KEITH McLACHLAN: Fear and greed, liquidity and just the general market malaise in South Africa. If markets were efficient then people like me would not have a job.
Get the business right, returns will follow
RYK VAN NIEKERK: But the key is and a lot of contrarian or so-called contrarian investors buy cheap shares and then the shares don’t bounce as they are expected to do, so you start to hold it, hold it and wait for the appreciation, and it doesn’t come. What is your view on how long do you actually hold a counter where the share price does not mirror the financial performance?
KEITH McLACHLAN: Ryk, I need to distinguish here and just clarify that in the small cap fund we are not a value manager and we are not a growth manager. Our methodology hinges around quality and an attribute of quality is not just all the returns and cash generation and debt and the like, it is also the growth, the ability for a business to sustainably generate growth. That growth with high returns keeps compounding. Thereafter we cast our eye to valuation and any day I would much rather hold a high quality business at a fair valuation, than hold a low quality business at what appears to be cheap. So by no means are we a contrarian manager, we are actually a quality manager. Now if you are holding a high quality business, which means that ten years from now it will still be here, the odds are much better than for a low quality business, and it has a very high return on equity and it has growth, its earnings will keep compounding period after period after period that even if you paid a slightly higher price and you didn’t get your valuation correct, the share, the business will grow into the valuation and grow well beyond it. The compounding and the high returns on equity will carry your investment returns beyond the initial sum that you paid, hence, generating the return. So we do not buy shares that have fallen a lot, nor do we buy shares that have risen a lot. We actually fundamentally don’t really care about share prices, it’s all about the underlying business because the share price in the long term will follow that. If we get the business right the returns will follow.

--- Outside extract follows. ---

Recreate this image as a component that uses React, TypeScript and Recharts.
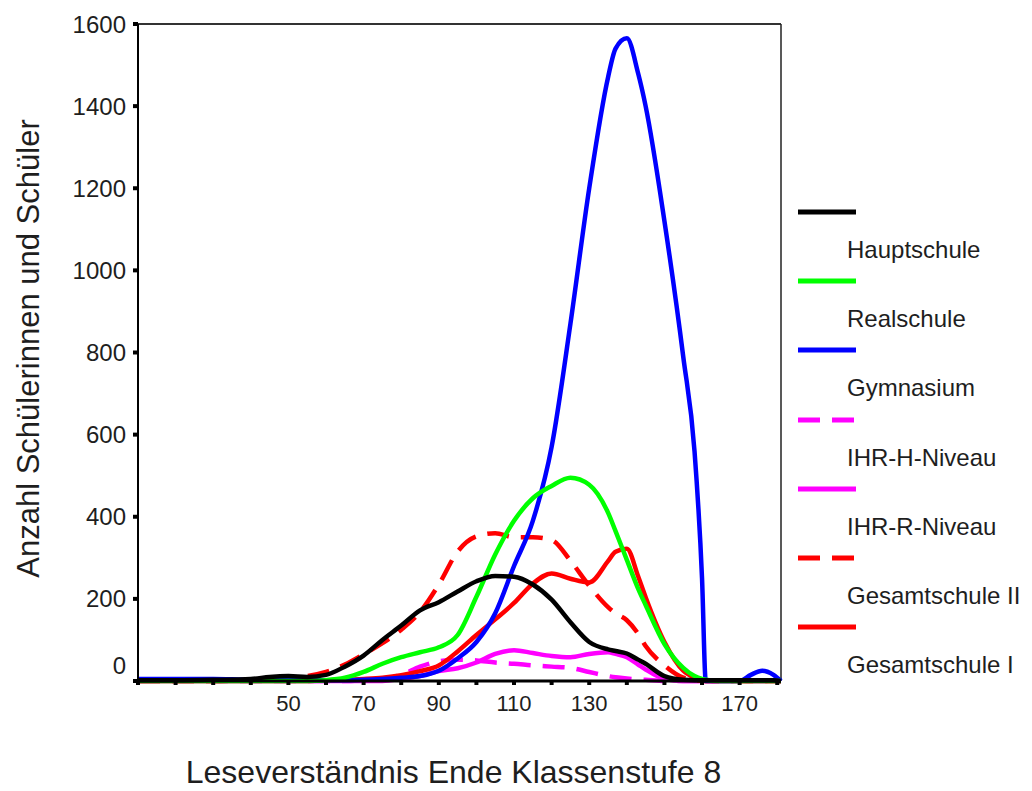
import React from 'react';
import { LineChart, Line, XAxis, YAxis, ReferenceLine, Label } from 'recharts';

// Leseverständnis scores (x) and pupil counts per school type (y)
const scores = [10, 20, 30, 40, 45, 50, 55, 60, 65, 70, 75, 80, 85, 90, 95, 100, 105, 110, 115, 120, 125, 130, 135, 137, 140, 143, 145, 150, 155, 158, 160, 161, 165, 170, 173, 176, 179, 181];

const hauptschule = [2, 2, 3, 5, 10, 12, 10, 15, 35, 62, 100, 135, 172, 192, 218, 243, 256, 254, 235, 198, 143, 95, 77, 73, 67, 52, 42, 12, 3, 2, 2, 2, 2, 2, 2, 2, 2, 0];
const realschule = [0, 0, 0, 0, 0, 0, 0, 2, 8, 22, 42, 58, 70, 82, 112, 205, 308, 390, 445, 475, 495, 478, 410, 365, 295, 225, 185, 90, 32, 12, 5, 3, 0, 0, 0, 0, 0, 0];
const gymnasium = [5, 5, 5, 3, 3, 2, 2, 2, 2, 3, 5, 8, 12, 25, 55, 95, 165, 280, 390, 570, 870, 1200, 1470, 1540, 1565, 1480, 1400, 1120, 790, 560, 250, 0, 0, 0, 15, 25, 15, 0];
const ihrH = [0, 0, 0, 0, 0, 0, 0, 0, 0, 2, 5, 15, 35, 48, 52, 50, 45, 42, 38, 35, 32, 22, 12, 9, 6, 4, 3, 0, 0, 0, 0, 0, 0, 0, 0, 0, 0, 0];
const ihrR = [0, 0, 0, 0, 0, 0, 0, 0, 0, 0, 0, 5, 12, 24, 31, 45, 66, 75, 68, 61, 58, 66, 70, 66, 58, 40, 28, 5, 0, 0, 0, 0, 0, 0, 0, 0, 0, 0];
const gesamtII = [0, 0, 0, 3, 5, 8, 12, 22, 40, 65, 92, 125, 168, 235, 315, 352, 360, 350, 350, 343, 293, 232, 180, 165, 148, 115, 85, 38, 8, 2, 0, 0, 0, 0, 0, 0, 0, 0];
const gesamtI = [0, 0, 0, 0, 0, 0, 0, 2, 3, 5, 8, 14, 24, 38, 72, 112, 150, 190, 237, 262, 249, 240, 292, 315, 322, 255, 204, 95, 25, 8, 2, 0, 0, 0, 0, 0, 0, 0];

const xTicks = [10, 20, 30, 40, 50, 60, 70, 80, 90, 100, 110, 120, 130, 140, 150, 160, 170, 180];
const xLabelled = [50, 70, 90, 110, 130, 150, 170];
const yTicks = [0, 200, 400, 600, 800, 1000, 1200, 1400, 1600];

const data = scores.map((x, i) => ({
  x,
  hauptschule: hauptschule[i],
  realschule: realschule[i],
  gymnasium: gymnasium[i],
  ihrH: ihrH[i],
  ihrR: ihrR[i],
  gesamtII: gesamtII[i],
  gesamtI: gesamtI[i],
}));

// legend order (top to bottom)
const series = [
  { key: 'hauptschule', name: 'Hauptschule', color: '#000000', dash: undefined },
  { key: 'realschule', name: 'Realschule', color: '#00ff00', dash: undefined },
  { key: 'gymnasium', name: 'Gymnasium', color: '#0000ff', dash: undefined },
  { key: 'ihrH', name: 'IHR-H-Niveau', color: '#ff00ff', dash: '22 12' },
  { key: 'ihrR', name: 'IHR-R-Niveau', color: '#ff00ff', dash: undefined },
  { key: 'gesamtII', name: 'Gesamtschule II', color: '#ff0000', dash: '22 12' },
  { key: 'gesamtI', name: 'Gesamtschule I', color: '#ff0000', dash: undefined },
];

// drawing order (back to front)
const drawOrder = ['ihrH', 'ihrR', 'gesamtI', 'gesamtII', 'gymnasium', 'realschule', 'hauptschule'];

const FONT = '"Liberation Sans", Arial, sans-serif';
const TEXT = '#1e1e1e';

const YTick = ({ x, y, payload }: any) => (
  <text
    x={x}
    y={payload.value === 0 ? y - 16 : y}
    dy="0.355em"
    textAnchor="end"
    fill={TEXT}
    fontSize={24}
    fontFamily={FONT}
  >
    {payload.value}
  </text>
);

const Legend = () => (
  <div style={{ position: 'absolute', left: 0, top: 0, width: 1032, height: 791, pointerEvents: 'none' }}>
    {series.map((s, i) => (
      <React.Fragment key={s.key}>
        <svg
          width={60}
          height={8}
          style={{ position: 'absolute', left: 797, top: 208 + i * 69.2 }}
        >
          <line x1={1} y1={4} x2={59} y2={4} stroke={s.color} strokeWidth={5} strokeDasharray={s.dash} />
        </svg>
        <div
          style={{
            position: 'absolute',
            left: 847,
            top: 250 + i * 69.2 - 14,
            fontSize: 24,
            lineHeight: '28px',
            fontFamily: FONT,
            color: TEXT,
            whiteSpace: 'nowrap',
          }}
        >
          {s.name}
        </div>
      </React.Fragment>
    ))}
  </div>
);

export default function App() {
  return (
    <div style={{ position: 'absolute', left: 0, top: 0, width: 1032, height: 791, background: '#fff' }}>
      <LineChart
        width={1032}
        height={791}
        data={data}
        margin={{ top: 24, right: 251, bottom: 0, left: 0 }}
      >
        <XAxis
          dataKey="x"
          type="number"
          domain={[10, 181]}
          ticks={xTicks}
          tickFormatter={(v: number) => (xLabelled.includes(v) ? String(v) : '')}
          interval={0}
          height={110}
          axisLine={{ stroke: '#000', strokeWidth: 3 }}
          tickLine={{ stroke: '#000', strokeWidth: 4 }}
          tickSize={4}
          tickMargin={10}
          tick={{ fill: TEXT, fontSize: 22, fontFamily: FONT }}
        >
          <Label
            value="Leseverständnis Ende Klassenstufe 8"
            position="insideBottom"
            offset={8}
            dx={-6}
            fill={TEXT}
            fontSize={32}
            fontFamily={FONT}
          />
        </XAxis>
        <YAxis
          type="number"
          domain={[0, 1600]}
          ticks={yTicks}
          interval={0}
          width={138}
          axisLine={{ stroke: '#000', strokeWidth: 2 }}
          tickLine={{ stroke: '#000', strokeWidth: 4 }}
          tickSize={5}
          tickMargin={7}
          tick={<YTick />}
        >
          <Label
            value="Anzahl Schülerinnen und Schüler"
            angle={-90}
            position="insideLeft"
            offset={28}
            dy={-4}
            fill={TEXT}
            fontSize={31}
            fontFamily={FONT}
            style={{ textAnchor: 'middle' }}
          />
        </YAxis>
        <ReferenceLine y={1600} stroke="#333" strokeWidth={2} ifOverflow="visible" />
        <ReferenceLine x={181} stroke="#222" strokeWidth={1.5} ifOverflow="visible" />
        {drawOrder.map((k) => {
          const s = series.find((d) => d.key === k)!;
          return (
            <Line
              key={s.key}
              dataKey={s.key}
              name={s.name}
              type="monotone"
              stroke={s.color}
              strokeWidth={4.5}
              strokeDasharray={s.dash}
              dot={false}
              activeDot={false}
              isAnimationActive={false}
            />
          );
        })}
      </LineChart>
      <Legend />
    </div>
  );
}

RYK VAN NIEKERK: Just lastly, do you think the small cap sector can outperform the broader market, especially the Top 40 for example, this year?
KEITH McLACHLAN: The longer time period that you give me with a greater certainty I will say yes. Over the next 20 years I can guarantee you the small cap market will, over the next ten years it almost definitely will, over the next five years it probably will, over the next year it would be nice if it did. It’s very hard to say but the combination of improving domestic fundamentals, coupled with low valuations, is a very attractive one for forward returns in any asset class and that’s what we currently have in the domestic small and mid-cap space.
RYK VAN NIEKERK: Thank you, Keith. That was Keith McLachlan from Alpha Wealth.